A battery smaller than a grain of salt, can be mass-produced and can be used to power computers smaller than a millimetre in size and can be fitted via toll processing and chip manufacture onto dust-sized computer chips.
The team at the Chemnitz University of Technology published their findings in Advanced Energy Materials and declared that their battery, currently in a prototype stage, is by far the smallest battery ever produced.
Whilst the main focus of battery development is on either large scale electric batteries or batteries powerful, long-lasting and ecologically sound enough to enable mass adoption of electric vehicles, this battery’s main focus is much smaller and yet much broader.
Microelectronic devices, often known as smart dust, are tiny computer systems often clustered together and operated using internet of things technology, is a potential game-changer if they can be produced and powered cheaply enough.
One primary use case that has highlighted an issue with smart dust as it presently stands is human body sensors, which initially were planned to have no battery at all and would instead convert body heat or vibrations into electricity.
The problem is that the output generated by body heat power is too low to provide consistent power, often a requirement for body sensors and smart dust health monitoring systems, and other power sources such as light or vibrations are not always available.
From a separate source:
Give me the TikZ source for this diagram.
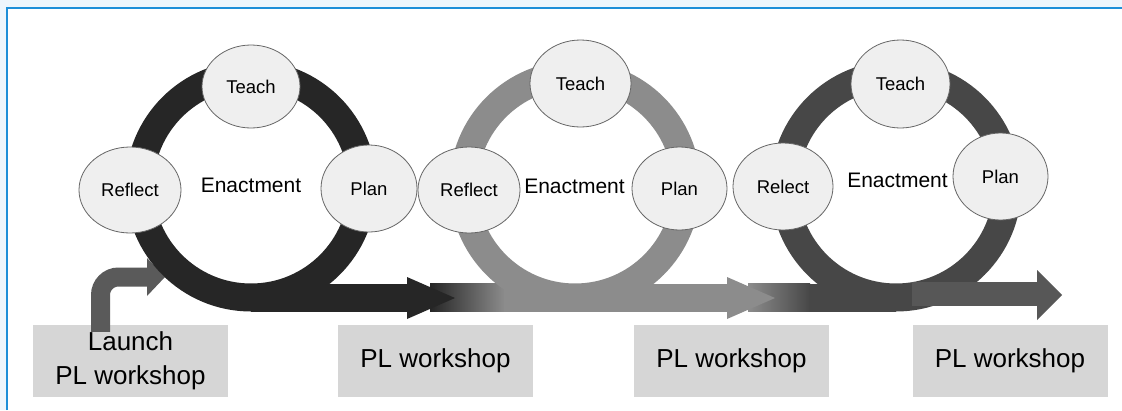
\documentclass[tikz,border=0pt]{standalone}
\usepackage{fontspec}
\setmainfont{Liberation Sans}
\usetikzlibrary{shapes.geometric}
\definecolor{framebg}{HTML}{EEF6FC}
\definecolor{frameblue}{HTML}{1E8FD8}
\definecolor{loopA}{HTML}{262626}
\definecolor{loopB}{HTML}{8C8C8C}
\definecolor{loopC}{HTML}{474747}
\definecolor{arrowC}{HTML}{575757}
\definecolor{launchgray}{HTML}{5A5A5A}
\definecolor{boxgray}{HTML}{D6D6D6}
\definecolor{bubblefill}{HTML}{EFEFEF}
\tikzset{
	bubble/.style={ellipse, draw=black!60, fill=bubblefill, line width=0.8pt, inner sep=0pt, font=\fontsize{18.5}{20}\selectfont},
	workshop/.style={fill=boxgray, minimum width=195pt, minimum height=72pt, inner sep=0pt, align=center, font=\fontsize{26}{34}\selectfont},
	cyclelabel/.style={inner sep=0pt, font=\fontsize{21}{24}\selectfont}
}
% arrow head: base x, mid y, half height, length
\def\headright(#1,#2:#3:#4)[#5]{\fill[#5] (#1,#2-#3) -- (#1+#4,#2) -- (#1,#2+#3) -- cycle;}

\begin{document}
\begin{tikzpicture}[x=1pt,y=-1pt]
	%%%%% START %%%%%
	\useasboundingbox (0,0) rectangle (1122,410);
	\fill[framebg] (0,0) rectangle (1122,410);
	\fill[white] (7,8) rectangle (1122,410);
	\draw[frameblue, line width=1.5pt] (7,410) -- (7,8) -- (1122,8);
	
	\coordinate (ringA) at (251,186);
	\coordinate (ringB) at (575,186);
	\coordinate (ringC) at (896,186);
	
	% workshops
	\node[workshop] (launch) at (130.5,361) {Launch\\PL workshop};
	\node[workshop] (shopA) at (435.5,361) {PL workshop};
	\node[workshop] (shopB) at (731.5,361) {PL workshop};
	\node[workshop] (shopC) at (1010,361) {PL workshop};
	
	% bands running in under the next loop
	\shade[left color=loopA, right color=loopB] (430,283.5) rectangle (505,311.5);
	\fill[loopB] (504,283.5) rectangle (575,311.5);
	\shade[left color=loopB, right color=loopC] (748,283.5) rectangle (810,311.5);
	\fill[loopC] (809,283.5) rectangle (896,311.5);
	
	% launch arrow
	\draw[launchgray, line width=19pt, rounded corners=18pt] ([xshift=-30pt,yshift=-7pt]launch.north) |- (148,277);
	\headright(147,277:19:18)[launchgray]
	
	% loops
	\draw[loopA, line width=28pt] (ringA) circle (111.5);
	\draw[loopB, line width=28pt] (ringB) circle (111.5);
	\draw[loopC, line width=28pt] (ringC) circle (111.5);
	
	\fill[loopA] (251,283.5) rectangle (408,311.5);
	\headright(407,298:21:48)[loopA]
	\fill[loopB] (575,283.5) rectangle (728,311.5);
	\headright(727,298:21:48)[loopB]
	\fill[arrowC] (912,282) rectangle (1038,306);
	\headright(1037,295:25:25)[arrowC]
	
	% first loop
	\node[bubble, minimum width=98pt, minimum height=83pt] (teachA) at (251,86.5) {Teach};
	\node[bubble, minimum width=102pt, minimum height=86pt] (reflectA) at (130,190) {Reflect};
	\node[bubble, minimum width=96pt, minimum height=87pt] (planA) at (369,188.5) {Plan};
	\node[cyclelabel] (enactA) at (251,185) {Enactment};
	
	% second loop
	\node[bubble, minimum width=101pt, minimum height=87pt] (teachB) at (580.5,83.5) {Teach};
	\node[bubble, minimum width=102pt, minimum height=86pt] (reflectB) at (469,190) {Reflect};
	\node[bubble, minimum width=95pt, minimum height=83pt] (planB) at (679.5,188.5) {Plan};
	\node[cyclelabel] (enactB) at (574.5,186) {Enactment};
	
	% third loop
	\node[bubble, minimum width=99pt, minimum height=88pt] (teachC) at (900.5,84) {Teach};
	\node[bubble, minimum width=100pt, minimum height=87pt] (reflectC) at (783,186.5) {Relect};
	\node[bubble, minimum width=95pt, minimum height=87pt] (planC) at (1000.5,176.5) {Plan};
	\node[cyclelabel] (enactC) at (897.5,180) {Enactment};
	%%%%% END %%%%%
\end{tikzpicture}
\end{document}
Having a rechargeable powerful battery source would solve this issue, but developing battery technology small enough has been a major challenge.
Early examples, such as the tiny button cells used in hearing aids, use wet chemistry that may not be appropriate for biotechnological uses, and the current miniature battery technology using stacks of thin films have poor energy storage and cannot be made much smaller than one square millimetre.
The team’s approach used an approach similar to Tesla’s batteries with the use of a layered ‘Swiss-roll’ system that has inherent tension to keep it in place without the need for external force, which is currently compatible with chip manufacturing technologies.